# 28 pounds of bacon...With B-view...All done!!!  Final pics!!!



## fpnmf (Jan 9, 2012)

I got a few bellies from a new vendor.

2 fourteen pounders.

Did it the way I always do it.

http://www.smokingmeatforums.com/t/111573/here-s-my-easy-to-make-bacon-step-by-step#post_693843

Only this time 36 hours of smoke time.

Cut the skin off right out of the smoker.

Looks good.

Cooling off til tomorrow, then it meets the worlds largest slicer.














Craig


----------



## smokeamotive (Jan 9, 2012)

Nun num num.....I'll send you my address,please send 10 lbs.


----------



## scarbelly (Jan 9, 2012)

Looks great man - beautiful color on those babys


----------



## boykjo (Jan 9, 2012)

Your bacon addiction is turning me on......................hehehahahahehehehhahaha







Joe


----------



## big casino (Jan 9, 2012)

yeah Nice color!


----------



## stubshaft (Jan 9, 2012)

Looking great.


----------



## SmokinAl (Jan 10, 2012)

Looks good Craig! Looking forward to seeing the sliced shots!


----------



## bigfish98 (Jan 10, 2012)

SmokinAl said:


> Looks good Craig! Looking forward to seeing the sliced shots!


Me too!  Me too!

bigfish


----------



## alelover (Jan 10, 2012)

Yummy!. What kind of wood did you smoke it with? Can't wait to see 28 pounds of sliced bacon.


----------



## jrod62 (Jan 10, 2012)

:drool got to try this soon !


----------



## fpnmf (Jan 10, 2012)

Ended up with 23 pounds bagged in one pound loads for the freezer..and one 2 pounder for the fridge.....Not too shabby..

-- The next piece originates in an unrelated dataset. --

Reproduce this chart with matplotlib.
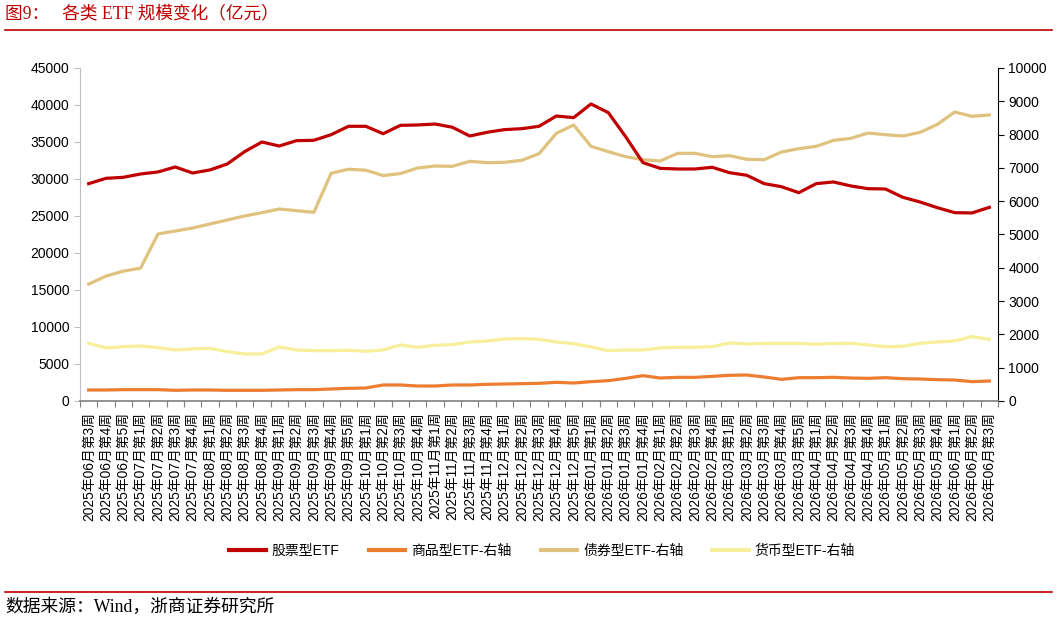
"""各类 ETF 规模变化（亿元）: weekly fund sizes, stock ETF on the left axis, others on the right."""

import matplotlib.pyplot as plt
from matplotlib.lines import Line2D

CJK = ["Liberation Sans", "Noto Sans CJK SC"]
SERIF = ["Liberation Serif", "Noto Sans CJK SC"]

WEEKS = [
    ("2025", "06", 3), ("2025", "06", 4), ("2025", "06", 5),
    ("2025", "07", 1), ("2025", "07", 2), ("2025", "07", 3), ("2025", "07", 4),
    ("2025", "08", 1), ("2025", "08", 2), ("2025", "08", 3), ("2025", "08", 4),
    ("2025", "09", 1), ("2025", "09", 2), ("2025", "09", 3), ("2025", "09", 4), ("2025", "09", 5),
    ("2025", "10", 1), ("2025", "10", 2), ("2025", "10", 3), ("2025", "10", 4),
    ("2025", "11", 1), ("2025", "11", 2), ("2025", "11", 3), ("2025", "11", 4),
    ("2025", "12", 1), ("2025", "12", 2), ("2025", "12", 3), ("2025", "12", 4), ("2025", "12", 5),
    ("2026", "01", 1), ("2026", "01", 2), ("2026", "01", 3), ("2026", "01", 4),
    ("2026", "02", 1), ("2026", "02", 2), ("2026", "02", 3), ("2026", "02", 4),
    ("2026", "03", 1), ("2026", "03", 2), ("2026", "03", 3), ("2026", "03", 4), ("2026", "03", 5),
    ("2026", "04", 1), ("2026", "04", 2), ("2026", "04", 3), ("2026", "04", 4),
    ("2026", "05", 1), ("2026", "05", 2), ("2026", "05", 3), ("2026", "05", 4),
    ("2026", "06", 1), ("2026", "06", 2), ("2026", "06", 3),
]
LABELS = [f"{y}年{m}月第{w}周" for y, m, w in WEEKS]

# 股票型ETF (left axis)
STOCK = [
    29370, 30090, 30230, 30680, 30950, 31620, 30810, 31220, 32030, 33690,
    35000, 34460, 35180, 35230, 35990, 37120, 37120, 36120, 37250, 37300,
    37430, 36990, 35810, 36310, 36670, 36800, 37120, 38510, 38290, 40140,
    38970, 35720, 32210, 31440, 31350, 31350, 31580, 30850, 30500, 29370,
    28960, 28150, 29370, 29600, 29060, 28690, 28650, 27530, 26890, 26120,
    25450, 25410, 26170,
]
# 商品型ETF-右轴
COMMODITY = [
    330, 330, 340, 340, 340, 320, 330, 330, 320, 320,
    320, 330, 340, 340, 360, 380, 390, 480, 480, 450,
    450, 480, 480, 500, 510, 520, 530, 560, 540, 580,
    610, 680, 760, 690, 710, 710, 740, 770, 780, 720,
    650, 700, 700, 710, 690, 680, 700, 670, 660, 640,
    630, 580, 600,
]
# 债券型ETF-右轴
BOND = [
    3510, 3750, 3900, 3990, 5015, 5105, 5195, 5315, 5435, 5555,
    5655, 5765, 5715, 5665, 6840, 6960, 6930, 6770, 6830, 6997,
    7057, 7047, 7197, 7157, 7167, 7227, 7427, 8039, 8288, 7648,
    7488, 7337, 7247, 7207, 7437, 7437, 7337, 7367, 7257, 7247,
    7477, 7577, 7647, 7827, 7887, 8047, 7997, 7957, 8067, 8307,
    8678, 8548, 8588,
]
# 货币型ETF-右轴
MONEY = [
    1732, 1592, 1632, 1652, 1602, 1532, 1562, 1582, 1481, 1411,
    1411, 1622, 1532, 1512, 1512, 1522, 1492, 1532, 1682, 1612,
    1672, 1692, 1772, 1802, 1862, 1872, 1852, 1772, 1722, 1622,
    1512, 1532, 1532, 1592, 1612, 1612, 1632, 1742, 1712, 1732,
    1732, 1732, 1702, 1732, 1732, 1682, 1632, 1642, 1732, 1772,
    1802, 1932, 1852,
]

SERIES_NAMES = ["股票型ETF", "商品型ETF-右轴", "债券型ETF-右轴", "货币型ETF-右轴"]
COLORS = ["#C00000", "#ED7D31", "#DFC27D", "#F7EF99"]


def main() -> None:
    fig = plt.figure(figsize=(10.57, 6.21), dpi=100)
    ax = fig.add_axes([0.0757, 0.3543, 0.8685, 0.5362])
    ax2 = ax.twinx()

    x = list(range(len(LABELS)))
    ax.plot(x, STOCK, color=COLORS[0], linewidth=2.3, zorder=5)
    ax2.plot(x, COMMODITY, color=COLORS[1], linewidth=2.3)
    ax2.plot(x, BOND, color=COLORS[2], linewidth=2.3)
    ax2.plot(x, MONEY, color=COLORS[3], linewidth=2.3)
    ax.set_zorder(ax2.get_zorder() + 1)
    ax.patch.set_visible(False)

    ax.set_xlim(-0.5, len(LABELS) - 0.5)
    ax.set_ylim(0, 45000)
    ax2.set_ylim(0, 10000)
    ax.set_yticks(range(0, 45001, 5000))
    ax2.set_yticks(range(0, 10001, 1000))
    ax.set_xticks(x)
    ax.set_xticklabels(LABELS, rotation=90, fontsize=9.9, family=CJK)
    ax.set_xticks([i - 0.5 for i in range(len(LABELS) + 1)], minor=True)
    ax.tick_params(axis="x", which="major", length=0, pad=8)
    ax.tick_params(axis="x", which="minor", length=4, width=0.8, color="#7F7F7F")
    ax.tick_params(axis="y", length=4, width=0.8, color="#BFBFBF", labelsize=10)
    ax2.tick_params(axis="y", length=4, width=0.8, color="black", labelsize=10)
    for lab in ax.get_yticklabels() + ax2.get_yticklabels():
        lab.set_family("Liberation Sans")

    for axis in (ax, ax2):
        axis.spines["top"].set_visible(False)
    ax.spines["left"].set_color("#BFBFBF")
    ax.spines["right"].set_visible(False)
    ax2.spines["left"].set_visible(False)
    ax.spines["bottom"].set_color("#7F7F7F")
    ax.spines["bottom"].set_linewidth(1.2)
    ax2.spines["bottom"].set_visible(False)
    ax2.spines["right"].set_color("black")

    handles = [Line2D([0], [0], color=c, linewidth=3) for c in COLORS]
    fig.legend(
        handles, SERIES_NAMES,
        loc="center", bbox_to_anchor=(0.513, 0.113), ncol=4, frameon=False,
        prop={"family": CJK, "size": 10}, handlelength=2.6, handletextpad=0.45,
        columnspacing=2.1,
    )

    fig.text(0.005, 0.977, "图9：   各类 ETF 规模变化（亿元）", color="#C00000",
             fontsize=12.7, family=SERIF, ha="left", va="center")
    fig.text(0.005, 0.023, "数据来源：Wind，浙商证券研究所", color="black",
             fontsize=12.8, family=SERIF, ha="left", va="center")
    fig.add_artist(Line2D([0.005, 0.995], [0.952, 0.952], color="#C00000", linewidth=1.2))
    fig.add_artist(Line2D([0.005, 0.995], [0.047, 0.047], color="#C00000", linewidth=1.2))

    fig.savefig("out.png", dpi=100)
    plt.close(fig)


if __name__ == "__main__":
    main()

The extra time in the smoker made a big difference to us...we love it.

The Woman requested thinner than last time so it took a long time to slice it.

Scott...I dont know what I used in the amazn..it was dust that has been around for a bit..prolly hickory..



















Craig


----------



## chef willie (Jan 10, 2012)

wow..some beautiful looking bacon...great job


----------



## sierra (Jan 10, 2012)

28lbs of bacon?!?! I am in awe!


----------



## alelover (Jan 10, 2012)

Looks wonderful. The slices look perfect. Nice meat/fat ratio.


----------



## venture (Jan 10, 2012)

Looks great, Craig!

You will eat well.

Good luck and good smoking.


----------



## chef jimmyj (Jan 10, 2012)

Looks Great Craig!...JJ


----------



## big casino (Jan 10, 2012)

looks tastey fo sho


----------



## mballi3011 (Jan 10, 2012)

Now thats what I call a boat load of bacon there Craig. Great job and now you can let the slicer calm down.


----------



## pops6927 (Jan 10, 2012)

Great looking bacon, my friend!  And excellent job skinning it too... rind comes off easy that way, doesn't it?  Nice Qviews too!


----------



## gersus (Jan 10, 2012)

Nice! Gotta love BACON!


----------



## fpnmf (Jan 10, 2012)

Thanks fellas!!!

  Craig


----------



## hoity toit (Jan 10, 2012)

10 pouds here please., New Braunfels Tx 78130


----------



## raptor700 (Jan 10, 2012)

Great job neighbor

Can't wait to taste some


----------



## roller (Jan 10, 2012)

Nice job...now your all set for a couple of months...


----------



## redheelerdog (Jan 10, 2012)




----------



## thoseguys26 (Jan 10, 2012)

Wowawewa  Tell me about your slicer.


----------



## shoneyboy (Jan 10, 2012)

That is some great looking bacon !!!!


----------



## fpnmf (Jan 11, 2012)

D31TY said:


> the step-by-step link seems to be broken


All better now..thanks!!




thoseguys26 said:


> Wowawewa  Tell me about your slicer.


Its a giant Berkel..that I got off CL. 13 inch blade...went thru all the bacon in less than 1 hour.







Craig


----------



## sound1 (Jan 11, 2012)

Love the color....tis cool enough to ship ya know..


----------